══ Information provided ══

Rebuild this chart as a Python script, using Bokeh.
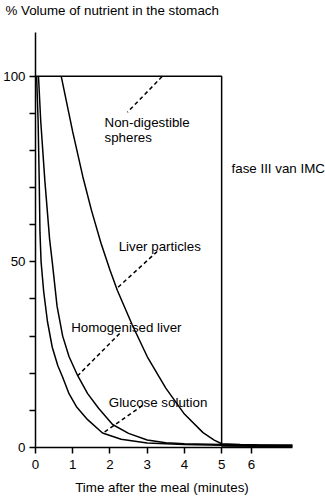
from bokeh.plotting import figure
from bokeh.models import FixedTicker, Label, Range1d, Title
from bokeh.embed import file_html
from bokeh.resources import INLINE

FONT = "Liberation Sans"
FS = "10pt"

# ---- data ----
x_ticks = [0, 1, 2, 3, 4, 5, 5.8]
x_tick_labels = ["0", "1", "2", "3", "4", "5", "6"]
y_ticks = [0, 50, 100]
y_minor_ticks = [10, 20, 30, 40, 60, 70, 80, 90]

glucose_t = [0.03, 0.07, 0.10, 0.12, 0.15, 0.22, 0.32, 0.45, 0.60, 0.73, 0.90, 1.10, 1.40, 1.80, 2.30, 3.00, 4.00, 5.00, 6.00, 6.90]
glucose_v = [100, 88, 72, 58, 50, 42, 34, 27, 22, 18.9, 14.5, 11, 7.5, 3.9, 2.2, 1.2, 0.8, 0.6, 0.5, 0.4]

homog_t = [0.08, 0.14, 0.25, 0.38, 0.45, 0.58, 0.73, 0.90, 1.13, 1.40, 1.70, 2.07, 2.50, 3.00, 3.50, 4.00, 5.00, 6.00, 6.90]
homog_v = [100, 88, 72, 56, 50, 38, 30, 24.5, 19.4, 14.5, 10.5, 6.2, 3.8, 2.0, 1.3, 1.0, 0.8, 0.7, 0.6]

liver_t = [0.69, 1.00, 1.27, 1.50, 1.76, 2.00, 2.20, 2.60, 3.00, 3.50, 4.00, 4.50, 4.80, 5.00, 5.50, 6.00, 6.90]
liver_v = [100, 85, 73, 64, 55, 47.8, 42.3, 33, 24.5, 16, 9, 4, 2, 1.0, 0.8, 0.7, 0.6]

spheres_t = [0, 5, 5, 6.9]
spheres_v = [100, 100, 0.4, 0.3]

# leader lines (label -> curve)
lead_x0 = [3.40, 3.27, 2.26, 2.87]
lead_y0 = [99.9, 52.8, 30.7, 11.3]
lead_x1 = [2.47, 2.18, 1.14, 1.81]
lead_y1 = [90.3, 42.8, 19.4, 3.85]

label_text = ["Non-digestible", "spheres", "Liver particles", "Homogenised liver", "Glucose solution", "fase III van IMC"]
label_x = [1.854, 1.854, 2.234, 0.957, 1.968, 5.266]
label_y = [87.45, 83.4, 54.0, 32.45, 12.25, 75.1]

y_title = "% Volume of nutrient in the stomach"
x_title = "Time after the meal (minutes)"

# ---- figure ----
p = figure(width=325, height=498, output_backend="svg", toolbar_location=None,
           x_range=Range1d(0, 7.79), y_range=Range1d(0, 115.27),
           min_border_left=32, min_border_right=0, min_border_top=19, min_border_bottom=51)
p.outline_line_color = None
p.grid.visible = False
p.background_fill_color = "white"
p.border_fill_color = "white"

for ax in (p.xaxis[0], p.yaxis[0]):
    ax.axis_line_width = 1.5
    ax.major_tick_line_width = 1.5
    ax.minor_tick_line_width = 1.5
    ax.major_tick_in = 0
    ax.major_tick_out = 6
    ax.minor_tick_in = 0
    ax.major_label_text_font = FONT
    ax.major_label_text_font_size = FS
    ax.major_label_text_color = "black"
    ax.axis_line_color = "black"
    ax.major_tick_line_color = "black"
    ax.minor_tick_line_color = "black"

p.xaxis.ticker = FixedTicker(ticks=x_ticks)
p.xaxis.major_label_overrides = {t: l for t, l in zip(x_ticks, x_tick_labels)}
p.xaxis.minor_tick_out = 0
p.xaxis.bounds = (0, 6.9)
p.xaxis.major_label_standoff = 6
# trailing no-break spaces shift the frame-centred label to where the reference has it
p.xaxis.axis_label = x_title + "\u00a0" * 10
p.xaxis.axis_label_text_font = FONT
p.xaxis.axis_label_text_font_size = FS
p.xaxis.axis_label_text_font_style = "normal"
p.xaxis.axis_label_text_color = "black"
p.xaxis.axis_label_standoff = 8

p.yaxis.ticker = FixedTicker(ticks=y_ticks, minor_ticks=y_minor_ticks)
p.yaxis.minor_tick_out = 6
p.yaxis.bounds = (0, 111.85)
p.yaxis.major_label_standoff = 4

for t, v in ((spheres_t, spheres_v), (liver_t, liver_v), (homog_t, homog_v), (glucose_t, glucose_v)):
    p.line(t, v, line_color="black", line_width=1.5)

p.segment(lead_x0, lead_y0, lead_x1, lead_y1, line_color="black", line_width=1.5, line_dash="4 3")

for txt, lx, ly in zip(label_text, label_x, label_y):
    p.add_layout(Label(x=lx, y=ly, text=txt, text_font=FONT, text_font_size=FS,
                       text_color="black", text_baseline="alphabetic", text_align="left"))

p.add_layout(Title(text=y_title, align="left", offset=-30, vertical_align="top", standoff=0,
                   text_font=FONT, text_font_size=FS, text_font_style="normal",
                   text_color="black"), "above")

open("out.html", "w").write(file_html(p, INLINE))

═══

▸ Task objective:
Give an exact reproduction of every line, leaving out any picture.

▸ Written solution:
Rebuild this chart as a Python script, using Bokeh.
from bokeh.plotting import figure
from bokeh.models import FixedTicker, Label, Range1d, Title
from bokeh.embed import file_html
from bokeh.resources import INLINE

FONT = "Liberation Sans"
FS = "10pt"

# ---- data ----
x_ticks = [0, 1, 2, 3, 4, 5, 5.8]
x_tick_labels = ["0", "1", "2", "3", "4", "5", "6"]
y_ticks = [0, 50, 100]
y_minor_ticks = [10, 20, 30, 40, 60, 70, 80, 90]

glucose_t = [0.03, 0.07, 0.10, 0.12, 0.15, 0.22, 0.32, 0.45, 0.60, 0.73, 0.90, 1.10, 1.40, 1.80, 2.30, 3.00, 4.00, 5.00, 6.00, 6.90]
glucose_v = [100, 88, 72, 58, 50, 42, 34, 27, 22, 18.9, 14.5, 11, 7.5, 3.9, 2.2, 1.2, 0.8, 0.6, 0.5, 0.4]

homog_t = [0.08, 0.14, 0.25, 0.38, 0.45, 0.58, 0.73, 0.90, 1.13, 1.40, 1.70, 2.07, 2.50, 3.00, 3.50, 4.00, 5.00, 6.00, 6.90]
homog_v = [100, 88, 72, 56, 50, 38, 30, 24.5, 19.4, 14.5, 10.5, 6.2, 3.8, 2.0, 1.3, 1.0, 0.8, 0.7, 0.6]

liver_t = [0.69, 1.00, 1.27, 1.50, 1.76, 2.00, 2.20, 2.60, 3.00, 3.50, 4.00, 4.50, 4.80, 5.00, 5.50, 6.00, 6.90]
liver_v = [100, 85, 73, 64, 55, 47.8, 42.3, 33, 24.5, 16, 9, 4, 2, 1.0, 0.8, 0.7, 0.6]

spheres_t = [0, 5, 5, 6.9]
spheres_v = [100, 100, 0.4, 0.3]

# leader lines (label -> curve)
lead_x0 = [3.40, 3.27, 2.26, 2.87]
lead_y0 = [99.9, 52.8, 30.7, 11.3]
lead_x1 = [2.47, 2.18, 1.14, 1.81]
lead_y1 = [90.3, 42.8, 19.4, 3.85]

label_text = ["Non-digestible", "spheres", "Liver particles", "Homogenised liver", "Glucose solution", "fase III van IMC"]
label_x = [1.854, 1.854, 2.234, 0.957, 1.968, 5.266]
label_y = [87.45, 83.4, 54.0, 32.45, 12.25, 75.1]

y_title = "% Volume of nutrient in the stomach"
x_title = "Time after the meal (minutes)"

# ---- figure ----
p = figure(width=325, height=498, output_backend="svg", toolbar_location=None,
           x_range=Range1d(0, 7.79), y_range=Range1d(0, 115.27),
           min_border_left=32, min_border_right=0, min_border_top=19, min_border_bottom=51)
p.outline_line_color = None
p.grid.visible = False
p.background_fill_color = "white"
p.border_fill_color = "white"

for ax in (p.xaxis[0], p.yaxis[0]):
    ax.axis_line_width = 1.5
    ax.major_tick_line_width = 1.5
    ax.minor_tick_line_width = 1.5
    ax.major_tick_in = 0
    ax.major_tick_out = 6
    ax.minor_tick_in = 0
    ax.major_label_text_font = FONT
    ax.major_label_text_font_size = FS
    ax.major_label_text_color = "black"
    ax.axis_line_color = "black"
    ax.major_tick_line_color = "black"
    ax.minor_tick_line_color = "black"

p.xaxis.ticker = FixedTicker(ticks=x_ticks)
p.xaxis.major_label_overrides = {t: l for t, l in zip(x_ticks, x_tick_labels)}
p.xaxis.minor_tick_out = 0
p.xaxis.bounds = (0, 6.9)
p.xaxis.major_label_standoff = 6
# trailing no-break spaces shift the frame-centred label to where the reference has it
p.xaxis.axis_label = x_title + "\u00a0" * 10
p.xaxis.axis_label_text_font = FONT
p.xaxis.axis_label_text_font_size = FS
p.xaxis.axis_label_text_font_style = "normal"
p.xaxis.axis_label_text_color = "black"
p.xaxis.axis_label_standoff = 8

p.yaxis.ticker = FixedTicker(ticks=y_ticks, minor_ticks=y_minor_ticks)
p.yaxis.minor_tick_out = 6
p.yaxis.bounds = (0, 111.85)
p.yaxis.major_label_standoff = 4

for t, v in ((spheres_t, spheres_v), (liver_t, liver_v), (homog_t, homog_v), (glucose_t, glucose_v)):
    p.line(t, v, line_color="black", line_width=1.5)

p.segment(lead_x0, lead_y0, lead_x1, lead_y1, line_color="black", line_width=1.5, line_dash="4 3")

for txt, lx, ly in zip(label_text, label_x, label_y):
    p.add_layout(Label(x=lx, y=ly, text=txt, text_font=FONT, text_font_size=FS,
                       text_color="black", text_baseline="alphabetic", text_align="left"))

p.add_layout(Title(text=y_title, align="left", offset=-30, vertical_align="top", standoff=0,
                   text_font=FONT, text_font_size=FS, text_font_style="normal",
                   text_color="black"), "above")

open("out.html", "w").write(file_html(p, INLINE))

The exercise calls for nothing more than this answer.